As industrial systems become more automated, valve performance is expected to do more than simply open and close. Valves must respond reliably to control signals, cycle consistently, integrate with broader process logic, and maintain performance even when the media is difficult to handle. This combination of automation and severe-duty service creates a challenge for many conventional valve designs. In applications involving abrasive slurries, powders, granulates, sticky fluids, or solids-bearing process streams, the wrong valve can quickly become a maintenance problem rather than a process solution.

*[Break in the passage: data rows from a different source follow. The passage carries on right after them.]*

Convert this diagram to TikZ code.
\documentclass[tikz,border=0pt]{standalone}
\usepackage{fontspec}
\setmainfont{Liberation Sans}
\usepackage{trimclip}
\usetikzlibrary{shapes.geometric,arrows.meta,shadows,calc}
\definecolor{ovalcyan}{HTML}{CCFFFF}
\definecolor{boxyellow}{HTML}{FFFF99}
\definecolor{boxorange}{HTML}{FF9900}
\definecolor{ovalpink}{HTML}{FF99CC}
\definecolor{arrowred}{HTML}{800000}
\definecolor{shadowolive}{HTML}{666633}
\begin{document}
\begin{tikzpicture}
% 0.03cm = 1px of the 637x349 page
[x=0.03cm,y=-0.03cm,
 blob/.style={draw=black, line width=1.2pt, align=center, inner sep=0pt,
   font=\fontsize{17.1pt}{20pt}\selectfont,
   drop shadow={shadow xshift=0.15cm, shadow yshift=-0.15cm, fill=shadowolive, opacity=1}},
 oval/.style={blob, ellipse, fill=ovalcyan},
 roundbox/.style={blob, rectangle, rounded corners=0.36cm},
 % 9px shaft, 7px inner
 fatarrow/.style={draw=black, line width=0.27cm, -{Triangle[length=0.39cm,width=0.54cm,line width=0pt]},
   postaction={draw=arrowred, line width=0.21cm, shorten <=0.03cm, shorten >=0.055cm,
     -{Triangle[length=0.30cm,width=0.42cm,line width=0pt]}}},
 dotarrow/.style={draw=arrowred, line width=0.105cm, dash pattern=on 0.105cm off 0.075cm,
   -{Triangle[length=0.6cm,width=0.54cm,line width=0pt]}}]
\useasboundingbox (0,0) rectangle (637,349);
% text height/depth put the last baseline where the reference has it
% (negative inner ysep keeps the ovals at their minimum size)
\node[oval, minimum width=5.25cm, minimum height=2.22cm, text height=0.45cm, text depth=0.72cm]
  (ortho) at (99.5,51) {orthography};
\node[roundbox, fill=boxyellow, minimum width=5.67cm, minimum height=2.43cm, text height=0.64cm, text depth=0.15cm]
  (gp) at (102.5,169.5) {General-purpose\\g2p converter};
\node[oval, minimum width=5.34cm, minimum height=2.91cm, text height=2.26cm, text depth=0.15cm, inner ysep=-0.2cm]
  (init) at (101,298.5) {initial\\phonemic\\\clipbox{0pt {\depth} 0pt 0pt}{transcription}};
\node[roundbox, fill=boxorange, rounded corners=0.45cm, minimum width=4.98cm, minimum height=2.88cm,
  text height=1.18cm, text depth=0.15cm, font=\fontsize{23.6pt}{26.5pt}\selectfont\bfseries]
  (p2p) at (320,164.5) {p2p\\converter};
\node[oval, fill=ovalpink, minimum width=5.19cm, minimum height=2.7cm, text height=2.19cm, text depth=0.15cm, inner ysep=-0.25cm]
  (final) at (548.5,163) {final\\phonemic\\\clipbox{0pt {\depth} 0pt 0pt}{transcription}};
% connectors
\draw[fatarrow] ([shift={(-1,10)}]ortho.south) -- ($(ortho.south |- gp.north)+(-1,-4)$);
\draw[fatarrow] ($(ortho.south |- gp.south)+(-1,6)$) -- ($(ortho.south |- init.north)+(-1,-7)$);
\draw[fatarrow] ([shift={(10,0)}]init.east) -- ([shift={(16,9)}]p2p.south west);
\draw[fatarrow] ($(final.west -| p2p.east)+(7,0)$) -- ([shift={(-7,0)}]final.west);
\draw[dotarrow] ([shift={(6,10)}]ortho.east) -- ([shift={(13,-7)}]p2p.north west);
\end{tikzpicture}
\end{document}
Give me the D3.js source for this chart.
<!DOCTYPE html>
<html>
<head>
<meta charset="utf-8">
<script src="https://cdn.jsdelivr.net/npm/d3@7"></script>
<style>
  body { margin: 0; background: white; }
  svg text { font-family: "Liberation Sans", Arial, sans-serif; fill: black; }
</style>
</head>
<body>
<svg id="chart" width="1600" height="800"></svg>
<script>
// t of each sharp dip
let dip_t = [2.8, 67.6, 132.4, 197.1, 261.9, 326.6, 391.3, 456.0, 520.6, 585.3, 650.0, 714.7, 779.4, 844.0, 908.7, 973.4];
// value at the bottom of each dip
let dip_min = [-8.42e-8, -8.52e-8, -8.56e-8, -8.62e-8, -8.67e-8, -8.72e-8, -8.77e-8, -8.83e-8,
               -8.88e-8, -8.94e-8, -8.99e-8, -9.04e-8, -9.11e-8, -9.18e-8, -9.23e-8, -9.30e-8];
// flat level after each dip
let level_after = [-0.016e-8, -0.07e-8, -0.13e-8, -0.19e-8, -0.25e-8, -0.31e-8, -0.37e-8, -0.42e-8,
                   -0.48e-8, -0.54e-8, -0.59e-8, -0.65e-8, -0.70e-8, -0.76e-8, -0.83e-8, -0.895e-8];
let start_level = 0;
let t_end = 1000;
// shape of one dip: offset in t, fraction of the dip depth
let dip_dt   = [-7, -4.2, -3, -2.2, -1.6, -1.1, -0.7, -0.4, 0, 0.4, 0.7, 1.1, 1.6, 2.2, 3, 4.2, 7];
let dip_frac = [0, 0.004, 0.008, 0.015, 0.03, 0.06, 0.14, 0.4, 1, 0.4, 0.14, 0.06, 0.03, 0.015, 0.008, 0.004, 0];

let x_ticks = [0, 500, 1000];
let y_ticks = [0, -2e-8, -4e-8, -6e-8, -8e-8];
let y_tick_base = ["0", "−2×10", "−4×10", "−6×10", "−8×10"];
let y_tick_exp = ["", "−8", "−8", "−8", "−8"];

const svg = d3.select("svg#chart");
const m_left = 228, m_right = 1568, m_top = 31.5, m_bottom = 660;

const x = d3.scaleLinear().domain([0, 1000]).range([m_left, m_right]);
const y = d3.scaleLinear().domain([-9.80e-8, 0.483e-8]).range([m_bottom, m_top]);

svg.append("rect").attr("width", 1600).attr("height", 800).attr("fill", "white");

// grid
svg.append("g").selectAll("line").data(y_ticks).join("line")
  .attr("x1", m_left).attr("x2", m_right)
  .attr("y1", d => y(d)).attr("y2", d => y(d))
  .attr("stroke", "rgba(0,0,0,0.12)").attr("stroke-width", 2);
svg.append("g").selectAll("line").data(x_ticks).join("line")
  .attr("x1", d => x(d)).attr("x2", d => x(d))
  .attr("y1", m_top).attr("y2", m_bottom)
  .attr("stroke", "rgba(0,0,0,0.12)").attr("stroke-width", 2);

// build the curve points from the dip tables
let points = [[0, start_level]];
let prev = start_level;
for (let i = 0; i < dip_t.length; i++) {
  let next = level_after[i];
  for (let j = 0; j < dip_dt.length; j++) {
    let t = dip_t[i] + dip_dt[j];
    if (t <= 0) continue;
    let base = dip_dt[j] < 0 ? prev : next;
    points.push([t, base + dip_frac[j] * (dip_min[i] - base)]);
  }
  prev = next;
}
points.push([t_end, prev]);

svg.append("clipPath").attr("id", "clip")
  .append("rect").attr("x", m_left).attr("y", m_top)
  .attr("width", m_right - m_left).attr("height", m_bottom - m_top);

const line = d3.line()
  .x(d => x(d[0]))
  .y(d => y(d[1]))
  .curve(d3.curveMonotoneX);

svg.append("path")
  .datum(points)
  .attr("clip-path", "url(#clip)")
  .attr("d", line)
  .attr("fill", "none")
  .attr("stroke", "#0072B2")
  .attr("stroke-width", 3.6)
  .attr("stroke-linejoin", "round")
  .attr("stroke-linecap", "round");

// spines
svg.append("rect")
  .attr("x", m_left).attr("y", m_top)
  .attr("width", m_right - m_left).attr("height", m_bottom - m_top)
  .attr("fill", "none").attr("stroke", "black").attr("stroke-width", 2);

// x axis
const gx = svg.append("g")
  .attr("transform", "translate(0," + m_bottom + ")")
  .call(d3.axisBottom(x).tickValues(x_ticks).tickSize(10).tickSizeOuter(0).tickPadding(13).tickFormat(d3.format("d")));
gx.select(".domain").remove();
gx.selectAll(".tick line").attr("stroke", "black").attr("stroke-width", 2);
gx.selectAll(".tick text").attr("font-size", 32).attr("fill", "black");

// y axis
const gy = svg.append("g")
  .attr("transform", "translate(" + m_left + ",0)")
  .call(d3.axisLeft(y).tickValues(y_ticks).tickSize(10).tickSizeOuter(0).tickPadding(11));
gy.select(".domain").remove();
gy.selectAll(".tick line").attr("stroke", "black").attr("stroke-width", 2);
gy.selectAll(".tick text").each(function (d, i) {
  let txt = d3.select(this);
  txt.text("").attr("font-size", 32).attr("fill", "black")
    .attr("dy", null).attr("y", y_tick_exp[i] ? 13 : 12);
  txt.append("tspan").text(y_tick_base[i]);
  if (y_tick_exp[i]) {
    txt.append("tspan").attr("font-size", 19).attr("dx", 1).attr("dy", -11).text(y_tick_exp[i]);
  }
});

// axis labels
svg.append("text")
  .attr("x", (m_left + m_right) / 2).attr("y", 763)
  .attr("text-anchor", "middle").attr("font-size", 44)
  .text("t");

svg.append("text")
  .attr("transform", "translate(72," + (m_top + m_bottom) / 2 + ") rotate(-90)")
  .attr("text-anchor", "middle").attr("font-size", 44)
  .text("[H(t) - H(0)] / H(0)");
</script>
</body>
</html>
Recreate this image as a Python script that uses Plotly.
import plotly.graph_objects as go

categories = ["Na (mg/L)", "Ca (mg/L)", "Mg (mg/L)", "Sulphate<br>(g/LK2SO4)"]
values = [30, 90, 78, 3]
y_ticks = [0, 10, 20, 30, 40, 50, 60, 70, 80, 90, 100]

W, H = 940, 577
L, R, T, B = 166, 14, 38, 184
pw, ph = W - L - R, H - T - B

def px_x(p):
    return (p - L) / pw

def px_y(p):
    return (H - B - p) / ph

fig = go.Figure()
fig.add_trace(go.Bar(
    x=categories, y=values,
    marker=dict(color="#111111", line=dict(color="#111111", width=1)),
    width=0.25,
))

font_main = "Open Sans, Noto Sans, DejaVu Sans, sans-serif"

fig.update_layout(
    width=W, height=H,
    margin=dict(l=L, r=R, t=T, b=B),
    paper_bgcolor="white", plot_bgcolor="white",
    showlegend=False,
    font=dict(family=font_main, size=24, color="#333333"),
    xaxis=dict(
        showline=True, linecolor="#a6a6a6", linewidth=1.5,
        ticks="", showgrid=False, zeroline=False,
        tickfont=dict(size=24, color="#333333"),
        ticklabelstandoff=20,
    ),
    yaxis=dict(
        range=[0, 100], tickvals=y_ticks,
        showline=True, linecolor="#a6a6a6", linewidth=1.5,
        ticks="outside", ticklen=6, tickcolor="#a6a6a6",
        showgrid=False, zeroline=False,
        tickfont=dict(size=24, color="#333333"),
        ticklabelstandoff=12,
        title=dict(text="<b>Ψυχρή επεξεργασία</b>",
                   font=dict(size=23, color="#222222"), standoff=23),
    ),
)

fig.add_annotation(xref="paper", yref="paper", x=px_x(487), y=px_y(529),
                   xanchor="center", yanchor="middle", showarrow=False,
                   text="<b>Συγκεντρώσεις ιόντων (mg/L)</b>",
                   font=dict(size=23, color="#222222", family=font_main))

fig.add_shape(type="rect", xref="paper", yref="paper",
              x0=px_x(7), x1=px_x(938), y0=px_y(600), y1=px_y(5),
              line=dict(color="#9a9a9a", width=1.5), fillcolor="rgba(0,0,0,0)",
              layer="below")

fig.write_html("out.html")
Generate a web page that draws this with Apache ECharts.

Pinch valves are often well suited to this environment because their operating concept is both simple and practical. Rather than using a rigid closure component inside the flow path, a pinch valve controls flow by compressing a flexible sleeve. This reduces the number of mechanical internals directly exposed to the process media. In harsh conditions, that can improve performance and reduce the risk of wear, buildup, and sealing interference.
For automation systems, that simplicity has real value. A valve that performs consistently is easier to integrate into timed sequences, remote control logic, batching systems, and automatic shutdown functions. If the valve itself is prone to clogging or internal wear, automation does not solve the reliability problem. It only automates the failure. Pinch valves help address that issue by providing a valve design that is inherently better suited to difficult media.
This is particularly important in systems that handle abrasive material. Slurries with suspended solids, dry powders, and granular products can all be harsh on traditional valve internals. Repeated cycling only increases the stress on the components. Pinch valves reduce that exposure by relying on sleeve compression, which often makes them a better fit for severe-duty automated service.
Flow path characteristics are also relevant. Media that settles, bridges, or accumulates in tight spaces can create inconsistent process performance and eventually lead to maintenance calls. A cleaner, more open path when the valve is open helps reduce obstruction and supports more stable operation. In automated systems, where repeatability is important, that kind of process stability matters.
Reliable shutoff is another reason these valves are chosen. Fine particles and suspended solids can interfere with rigid-seat valve designs and create incomplete closure. A pinch valve closes around the process flow more directly, which can improve containment and process isolation in difficult applications. That becomes especially valuable in automation systems where precise valve response and dependable shutoff are critical.
These strengths make pinch valves useful in wastewater treatment, chemical dosing, conveying systems, mining operations, cement handling, ceramics, and bulk solids processes. In each of these areas, engineers often need a valve solution that supports automation without sacrificing durability in challenging service conditions.
When facilities evaluate pinch valves for automation systems, they are often looking for a combination of control compatibility, simplified operation, and long-term reliability. In severe-duty industrial environments, this valve technology continues to stand out as a practical and effective answer.